There are 28 types of rooms, each inspired by the Dallas Arts District. Designed by HKS Architects with interiors by Bentel & Bentel, the rooms are sophisticated and luxurious with padded leather headboards that extend behind the side tables, soft tones, beverage centers, huge showers, vessel tubs in the larger suites, luxe towels tucked under dual master sinks, Natura Bissé bath products by La Bottega, and lush king beds made up in Frette linens.
Even the keyless entry is unique and artistic.
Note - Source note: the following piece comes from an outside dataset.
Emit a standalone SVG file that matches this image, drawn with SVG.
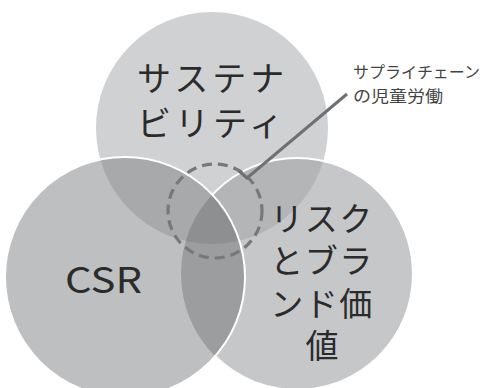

The guest rooms and hallways feature local photographs that showcase vibrant scenes of the Dallas Arts District, which were compiled by Meadows following the conclusion of the Arts District’s ‘Through the Lens’ photography competition. The images were selected and compiled into a beautiful coffee table book titled “Through the Lens: Dallas Arts District,” from which all sales proceeds will go back towards the Dallas Arts District Foundation’s grants fund, which provides grants to local arts organizations to program throughout the district.
It’s a district bereft of life – without a ticket, there’s no reason to be there. Besides theater traffic, the only activation comes from the occasional outdoor event or wayward food truck from Klyde Warren Park. With hotel guests, all the art, and Ellie’s filling up with chatter and music, well, there is your life!
Crescent Hotels and Resorts is operating the hotel, which has already had its soft opening. HALL wines from St. Helena and Rutherford are already being poured at the reception desk. Crescent is an award winning, nationally recognized, top-3 operator of hotels and resorts operating over 100 hotels, resorts & conference centers in the US and Canada. Crescent also operates a collection of legendary independent lifestyle hotels and resorts under the Latitudes Collection umbrella. The new HALL Arts Hotel is also the only Dallas hotel qualified to be a member of Leading Hotels of the World, a portfolio of luxury hotels focused on pampering guests with amenities and services, “united not by what makes them the same, but the details that make them different.”